They say that hindsight is 20/20. Looking back at my coworker’s descent into substance abuse, I can now see the situation clearly. Coming to work late or not at all, not picking up students, excuses that didn’t make any sense, the cognitive decline — all the signs were clearly there, yet I failed to see them. Worse yet, I failed to help her.
According to statistics gathered by the National Survey on Drug Use and Health (NSDUH), nearly 10 percent of full-time workers have abused drugs or alcohol in the past year. More staggering is that 60% of workers know someone who has reported to work under the influence. Chances are good that if you haven’t already, you will know someone in your workplace that will be a substance abuser. Here are ways to recognize and help a coworker who might have a problem:
RECOGNIZE THE SYMPTOMS
Though some of the signs may vary by the substance of choice, what you observe when interacting with the person is important. With my coworker, the severity was inconsistent and slow. This created confusion and denial on my part, primarily because of the tendency to think the symptoms were caused by something other than substance abuse (“maybe she’s having a bad morning” or “maybe she’s burned out”). Also, my coworker always had a great story to mask her impaired frame of mind. At this point I’m really not sure what was true, but I let her excuses fool me. The Department of Labor’s Working Partners for a Drug-Free Workplace has identified these symptoms that fall into three categories:
Physical: weight loss, physical deterioration, chills or sweating
Emotional: anxiety, depression, burnout, paranoia
Behavioral: limited attention span, irritability, impaired coordination, poor motivation
I also observed an inability to follow directions, being unreliable, and argumentative.
DON’T BE AN ENABLER
Looking back, I realize that I may have excused my coworker’s behavior and possibly delayed her from getting the help she needed. Although unacceptable behavior by a worker who is misusing drugs or alcohol should never be tolerated, sometimes this is a very difficult thing to do. Often, it seems easier to try to ignore behavior than to do something about it. Some of the mistakes I made included:
- Covering up for a my coworker’s behavior by making excuses or helping her with missed paperwork rather than letting it be known that she was not doing her job.

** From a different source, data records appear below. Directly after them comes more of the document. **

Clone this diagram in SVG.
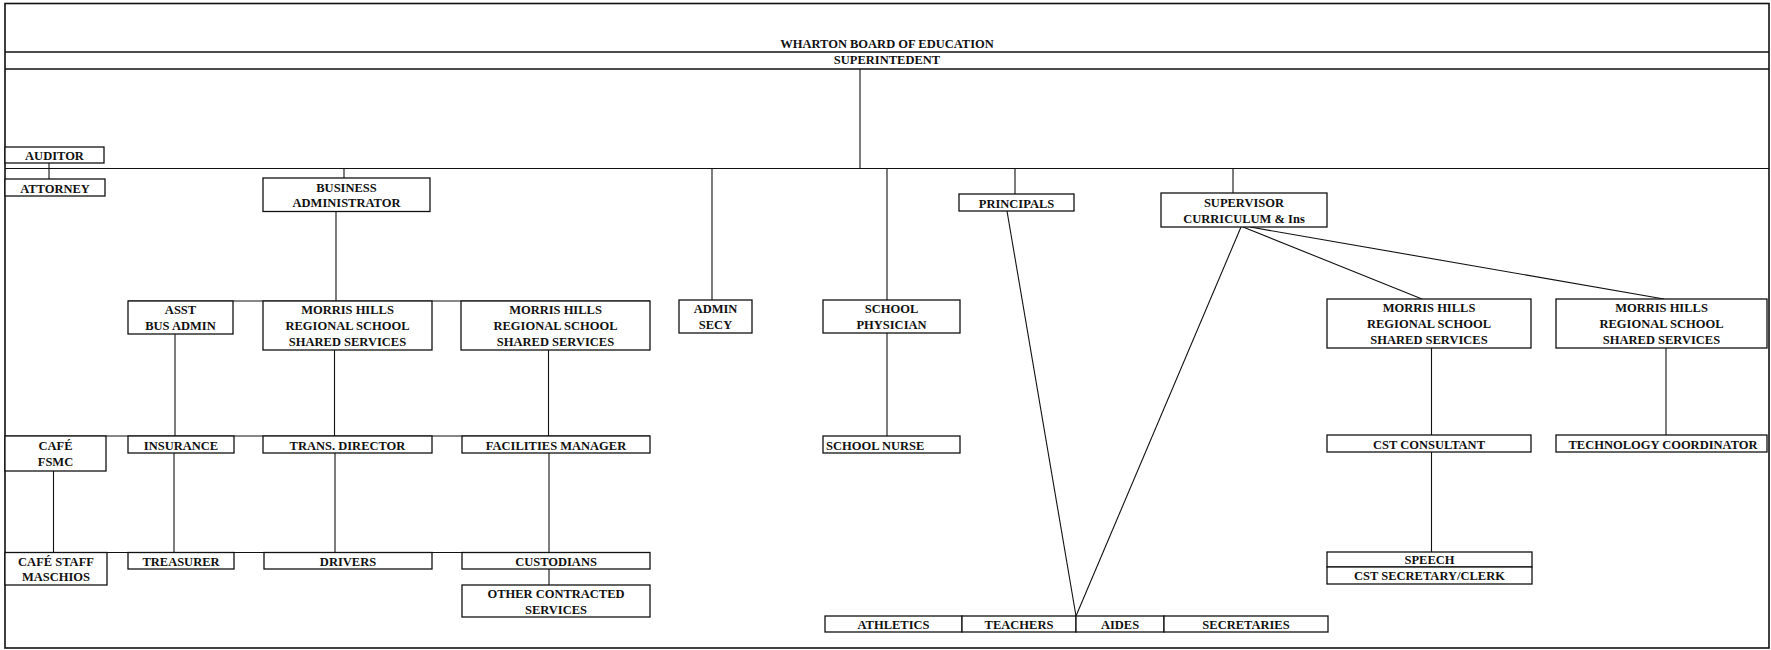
<svg xmlns="http://www.w3.org/2000/svg" width="1771" height="650" viewBox="0 0 1771 650">
<style>
.b{fill:#fff;stroke:#111;stroke-width:1.3}
.t{font-family:"Liberation Serif","Times New Roman",serif;font-weight:bold;font-size:12.5px;fill:#111;text-anchor:middle}
.l{text-anchor:start}
.c{stroke:#111;stroke-width:1.1;fill:none}
.f{stroke:#111;stroke-width:1.6;fill:none}
</style>
<rect width="1771" height="650" fill="#fff"/>
<g id="frame">
<rect class="f" x="5" y="3.5" width="1764" height="644.5"/>
<line class="f" x1="5" y1="52" x2="1769" y2="52"/>
<line class="f" x1="5" y1="69" x2="1769" y2="69"/>
</g>
<g id="connectors">
<line class="c" x1="860" y1="69" x2="860" y2="168.5"/>
<line class="c" x1="5" y1="168.5" x2="1769" y2="168.5"/>
<line class="c" x1="49" y1="163" x2="49" y2="179"/>
<line class="c" x1="344" y1="168.5" x2="344" y2="178"/>
<line class="c" x1="336" y1="211.5" x2="336" y2="301"/>
<line class="c" x1="128" y1="301" x2="650" y2="301"/>
<line class="c" x1="712" y1="168.5" x2="712" y2="300"/>
<line class="c" x1="887" y1="168.5" x2="887" y2="300"/>
<line class="c" x1="887" y1="333" x2="887" y2="436"/>
<line class="c" x1="1015" y1="168.5" x2="1015" y2="194"/>
<line class="c" x1="1233" y1="168.5" x2="1233" y2="193"/>
<line class="c" x1="175" y1="334" x2="175" y2="436"/>
<line class="c" x1="334.5" y1="350" x2="334.5" y2="436"/>
<line class="c" x1="548.5" y1="350" x2="548.5" y2="436"/>
<line class="c" x1="5" y1="436" x2="650" y2="436"/>
<line class="c" x1="53.5" y1="471" x2="53.5" y2="552.5"/>
<line class="c" x1="174" y1="453" x2="174" y2="552.5"/>
<line class="c" x1="335" y1="453" x2="335" y2="552.5"/>
<line class="c" x1="549" y1="453" x2="549" y2="552.5"/>
<line class="c" x1="5" y1="552.5" x2="650" y2="552.5"/>
<line class="c" x1="549" y1="569" x2="549" y2="585"/>
<line class="c" x1="1007" y1="211" x2="1076" y2="616"/>
<line class="c" x1="1241" y1="227" x2="1076" y2="616"/>
<line class="c" x1="1243" y1="227" x2="1422" y2="299"/>
<line class="c" x1="1250" y1="227" x2="1664" y2="299"/>
<line class="c" x1="1431.5" y1="348" x2="1431.5" y2="435"/>
<line class="c" x1="1666" y1="348" x2="1666" y2="435"/>
<line class="c" x1="1431.5" y1="452" x2="1431.5" y2="552"/>
</g>
<g id="board"><text class="t" x="887" y="47.5">WHARTON BOARD OF EDUCATION</text></g>
<g id="superintendent"><text class="t" x="887" y="64">SUPERINTEDENT</text></g>
<g id="auditor"><rect class="b" x="5" y="147" width="99" height="16"/><text class="t" x="54.5" y="160">AUDITOR</text></g>
<g id="attorney"><rect class="b" x="5" y="179" width="100" height="17"/><text class="t" x="55" y="192.5">ATTORNEY</text></g>
<g id="business-admin"><rect class="b" x="263" y="178" width="167" height="33.5"/><text class="t" x="346.5" y="191.5">BUSINESS</text><text class="t" x="346.5" y="207">ADMINISTRATOR</text></g>
<g id="asst-bus-admin"><rect class="b" x="128" y="301" width="105" height="33"/><text class="t" x="180.5" y="314">ASST</text><text class="t" x="180.5" y="330">BUS ADMIN</text></g>
<g id="morris-hills-1"><rect class="b" x="263" y="301" width="169" height="49"/><text class="t" x="347.5" y="314">MORRIS HILLS</text><text class="t" x="347.5" y="330">REGIONAL SCHOOL</text><text class="t" x="347.5" y="346">SHARED SERVICES</text></g>
<g id="morris-hills-2"><rect class="b" x="461" y="301" width="189" height="49"/><text class="t" x="555.5" y="314">MORRIS HILLS</text><text class="t" x="555.5" y="330">REGIONAL SCHOOL</text><text class="t" x="555.5" y="346">SHARED SERVICES</text></g>
<g id="admin-secy"><rect class="b" x="679" y="300" width="73" height="33"/><text class="t" x="715.5" y="313">ADMIN</text><text class="t" x="715.5" y="329">SECY</text></g>
<g id="school-physician"><rect class="b" x="823" y="300" width="137" height="33"/><text class="t" x="891.5" y="313">SCHOOL</text><text class="t" x="891.5" y="329">PHYSICIAN</text></g>
<g id="principals"><rect class="b" x="959" y="194" width="115" height="17"/><text class="t" x="1016.5" y="207.5">PRINCIPALS</text></g>
<g id="supervisor"><rect class="b" x="1161" y="193" width="166" height="34"/><text class="t" x="1244" y="206.5">SUPERVISOR</text><text class="t" x="1244" y="222.5">CURRICULUM &amp; Ins</text></g>
<g id="morris-hills-3"><rect class="b" x="1327" y="299" width="204" height="49"/><text class="t" x="1429" y="312">MORRIS HILLS</text><text class="t" x="1429" y="328">REGIONAL SCHOOL</text><text class="t" x="1429" y="344">SHARED SERVICES</text></g>
<g id="morris-hills-4"><rect class="b" x="1556" y="299" width="211" height="49"/><text class="t" x="1661.5" y="312">MORRIS HILLS</text><text class="t" x="1661.5" y="328">REGIONAL SCHOOL</text><text class="t" x="1661.5" y="344">SHARED SERVICES</text></g>
<g id="cafe-fsmc"><rect class="b" x="5" y="436" width="101" height="35"/><text class="t" x="55.5" y="449.5">CAFÉ</text><text class="t" x="55.5" y="465.5">FSMC</text></g>
<g id="insurance"><rect class="b" x="128" y="436" width="106" height="17"/><text class="t" x="181" y="449.5">INSURANCE</text></g>
<g id="trans-director"><rect class="b" x="263" y="436" width="169" height="17"/><text class="t" x="347.5" y="449.5">TRANS. DIRECTOR</text></g>
<g id="facilities-manager"><rect class="b" x="462" y="436" width="188" height="17"/><text class="t" x="556" y="449.5">FACILITIES MANAGER</text></g>
<g id="school-nurse"><rect class="b" x="823" y="436" width="137" height="17"/><text class="t l" x="826" y="449.5">SCHOOL NURSE</text></g>
<g id="cst-consultant"><rect class="b" x="1327" y="435" width="204" height="17"/><text class="t" x="1429" y="448.5">CST CONSULTANT</text></g>
<g id="technology-coordinator"><rect class="b" x="1556" y="435" width="211" height="17"/><text class="t" x="1663" y="448.5">TECHNOLOGY COORDINATOR</text></g>
<g id="cafe-staff"><rect class="b" x="5" y="552.5" width="102" height="32.5"/><text class="t" x="56" y="565.5">CAFÉ STAFF</text><text class="t" x="56" y="581">MASCHIOS</text></g>
<g id="treasurer"><rect class="b" x="128" y="552.5" width="106" height="16.5"/><text class="t" x="181" y="565.5">TREASURER</text></g>
<g id="drivers"><rect class="b" x="264" y="552.5" width="168" height="16.5"/><text class="t" x="348" y="565.5">DRIVERS</text></g>
<g id="custodians"><rect class="b" x="462" y="552.5" width="188" height="16.5"/><text class="t" x="556" y="565.5">CUSTODIANS</text></g>
<g id="other-contracted"><rect class="b" x="462" y="585" width="188" height="32"/><text class="t" x="556" y="598">OTHER CONTRACTED</text><text class="t" x="556" y="613.5">SERVICES</text></g>
<g id="speech"><rect class="b" x="1327" y="552" width="205" height="15"/><text class="t" x="1429.5" y="564">SPEECH</text></g>
<g id="cst-secretary"><rect class="b" x="1327" y="567" width="205" height="17"/><text class="t" x="1429.5" y="580">CST SECRETARY/CLERK</text></g>
<g id="athletics"><rect class="b" x="825" y="616" width="137" height="16"/><text class="t" x="893.5" y="628.5">ATHLETICS</text></g>
<g id="teachers"><rect class="b" x="962" y="616" width="114" height="16"/><text class="t" x="1019" y="628.5">TEACHERS</text></g>
<g id="aides"><rect class="b" x="1076" y="616" width="88" height="16"/><text class="t" x="1120" y="628.5">AIDES</text></g>
<g id="secretaries"><rect class="b" x="1164" y="616" width="164" height="16"/><text class="t" x="1246" y="628.5">SECRETARIES</text></g>
</svg>
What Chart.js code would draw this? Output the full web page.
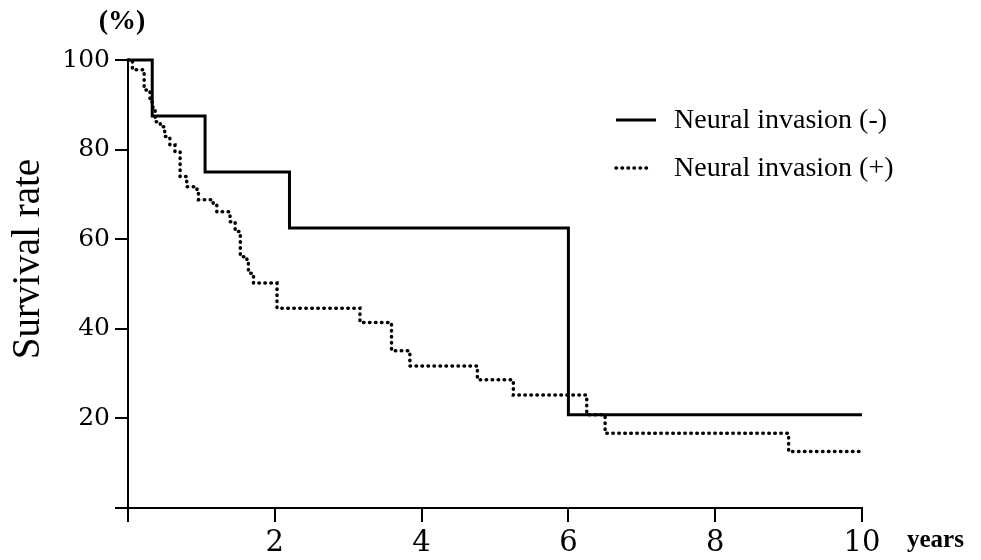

- Developing reasons why her behaviors were understandable or acceptable.
- Avoiding contact with my coworker.
- Making idle threats to take action (for example, talking to administration), but not following when through she continued her behavior.
Eventually I began to feel angry and resentful towards my coworker, but kept pushing aside my suspicions (which she vehemently denied). Although it is not our responsibility to diagnose a substance problem, I now feel it is our job to OBSERVE behavior that is typical of someone abusing substances and to try to protect himself/herself, co-workers and students. Ignoring a problem only allows it to continue.
STEPS TO TAKE IF YOU SUSPECT SUBSTANCE ABUSE
1. Identify and show concern for your co-worker. Tell the person you have noticed a change in behavior and express your concern for them and for the safety of all others at the workplace (in my case–the students!). Realize that you do NOT need to get him/her to admit they have a substance abuse problem.
2. Describe your observation of specific behaviors, using specific days and/or times rather than using “you always” and other similar phrases.
3. Connect the behavior to the substance abuse or suspected substance abuse. Explain how their behavior is affecting you and others at work.
4. Urge the person to get help and give information about how to get it (go to counseling, family doctor, etc.)
5. Tell your co-worker you will no longer hide the substance abuse for him or her. Do not make idle threats. Be willing and able to follow through on your threat, whether it is to stop covering up or to turn him/her in or any other threat you have made. Be willing to “draw a line in the sand” and hold firmly to that line.
THINGS NOT TO DO
- Get angry
- Be accusatory
- Blame the other person
- Be judgmental
- Talk to other co-workers about your concern, as rumors can be vicious.
TALKING TO ADMINISTRATION
When you have done all that you think you can, one of your first lines of defense is to understand what your organization’s drug-free workplace policy is. Review the policy, which may also dictate who is the best person to involve. Once that is determined, provide that person with the information you used initially to talk with your co-worker about his or her substance problem. That person usually has more options available through the workplace to help your co-worker get assistance.
This experience has been heart wrenching for many people. As I stand on the other side of the events that have taken place over the past year, I wish I had handled things much differently. I believe that it is the responsibility of SLPs to be aware of their surroundings and to do what they can to make the work environment safe for everyone. Be willing to show your concern for your fellow employees, your workplace and yourself. Most importantly, help your fellow workers get the help they need.